Olivia travels to France and to Gibraltar as more revelations provide missing pieces in her life's jigsaw. Generally, the family dynamics of all characters involved are well drawn. I did think that, generally, there was too much domestic/conversational minutiae that was not needed for the plot, and slowed it down. Some of the characters came alive to me (Martin, Richie, Dorothy and Roz), some didn't; alas, for me, Olivia fell in the latter group. The only emotion I felt towards her was slight irritation at her naïveté; she didn't understand that age-old cliché and truth of the mistress of a married man: that once you become problematic or needy you no longer supply the romantic fantasy, and are, thus, dispensible. Mostly, I felt no connection with her.

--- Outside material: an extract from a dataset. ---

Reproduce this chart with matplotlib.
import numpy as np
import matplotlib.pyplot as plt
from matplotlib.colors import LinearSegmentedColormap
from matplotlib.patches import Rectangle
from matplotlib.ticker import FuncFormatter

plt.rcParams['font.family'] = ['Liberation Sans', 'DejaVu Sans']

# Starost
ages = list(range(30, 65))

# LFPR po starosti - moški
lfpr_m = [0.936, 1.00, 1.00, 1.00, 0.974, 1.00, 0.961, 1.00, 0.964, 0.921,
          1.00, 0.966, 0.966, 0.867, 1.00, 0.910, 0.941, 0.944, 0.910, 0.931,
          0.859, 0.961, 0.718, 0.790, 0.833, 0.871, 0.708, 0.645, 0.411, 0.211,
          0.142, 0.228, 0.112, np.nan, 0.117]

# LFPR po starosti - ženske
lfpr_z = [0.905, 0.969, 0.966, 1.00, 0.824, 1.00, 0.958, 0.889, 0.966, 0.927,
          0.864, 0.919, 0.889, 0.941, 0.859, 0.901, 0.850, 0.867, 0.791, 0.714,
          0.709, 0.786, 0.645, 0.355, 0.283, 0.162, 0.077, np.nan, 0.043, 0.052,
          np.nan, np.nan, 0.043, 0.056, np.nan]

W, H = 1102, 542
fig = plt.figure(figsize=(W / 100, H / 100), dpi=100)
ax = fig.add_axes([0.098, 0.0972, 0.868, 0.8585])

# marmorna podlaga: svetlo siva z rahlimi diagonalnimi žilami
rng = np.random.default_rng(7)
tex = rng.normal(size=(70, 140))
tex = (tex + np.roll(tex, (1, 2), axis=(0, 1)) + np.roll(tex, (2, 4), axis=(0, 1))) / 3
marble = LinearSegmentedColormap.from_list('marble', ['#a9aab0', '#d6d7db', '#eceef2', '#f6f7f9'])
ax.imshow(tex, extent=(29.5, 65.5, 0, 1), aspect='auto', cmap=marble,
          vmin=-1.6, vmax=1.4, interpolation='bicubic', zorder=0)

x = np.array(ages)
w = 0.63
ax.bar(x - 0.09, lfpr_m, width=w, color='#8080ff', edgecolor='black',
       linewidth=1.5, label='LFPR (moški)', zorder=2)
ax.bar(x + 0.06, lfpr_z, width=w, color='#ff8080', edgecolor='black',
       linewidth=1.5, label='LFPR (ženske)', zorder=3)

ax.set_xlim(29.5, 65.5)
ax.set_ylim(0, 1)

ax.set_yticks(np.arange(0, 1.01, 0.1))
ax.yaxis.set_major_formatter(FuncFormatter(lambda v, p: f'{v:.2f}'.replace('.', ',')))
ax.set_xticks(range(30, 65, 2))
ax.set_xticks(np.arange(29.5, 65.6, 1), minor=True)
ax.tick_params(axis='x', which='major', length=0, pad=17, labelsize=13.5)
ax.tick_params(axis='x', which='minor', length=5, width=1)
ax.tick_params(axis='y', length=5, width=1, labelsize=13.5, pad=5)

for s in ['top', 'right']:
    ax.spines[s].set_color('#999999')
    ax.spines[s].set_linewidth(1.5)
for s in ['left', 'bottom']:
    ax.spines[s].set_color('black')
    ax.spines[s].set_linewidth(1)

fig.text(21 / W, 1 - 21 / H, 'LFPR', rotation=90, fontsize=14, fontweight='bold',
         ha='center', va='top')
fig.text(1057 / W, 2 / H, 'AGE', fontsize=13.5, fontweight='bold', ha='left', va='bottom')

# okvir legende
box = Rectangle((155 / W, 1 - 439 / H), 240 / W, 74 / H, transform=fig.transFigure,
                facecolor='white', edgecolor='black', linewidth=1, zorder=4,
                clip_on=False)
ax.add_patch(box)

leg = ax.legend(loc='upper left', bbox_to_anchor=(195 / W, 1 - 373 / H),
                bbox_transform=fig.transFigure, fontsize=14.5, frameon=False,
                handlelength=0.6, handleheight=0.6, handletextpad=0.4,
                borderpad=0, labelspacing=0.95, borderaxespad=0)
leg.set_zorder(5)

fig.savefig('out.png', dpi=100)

I was a little unsure about the feasibility of some elements: Olivia is told about her inheritance by her own solicitor two days later after her aunt dies, and the funeral is the next day. In my experience, it takes a couple of days even for the death certificate to come through, funerals take far longer than that to arrange, and I would have thought that Olivia's solicitor would have had to wait for instruction from executors, etc. Also, in the flashback chapters, a tragic death takes place in Morocco that is central to the plot, but, again, I was unconvinced by some practicalities, and also the subsequent reactions of the character involved.
I liked many parts of this novel, but on the whole, for me, it lacked a spark that would have made it memorable. But the writing flows well, and I am sure readers who like easy-read, emotional family dramas would enjoy it.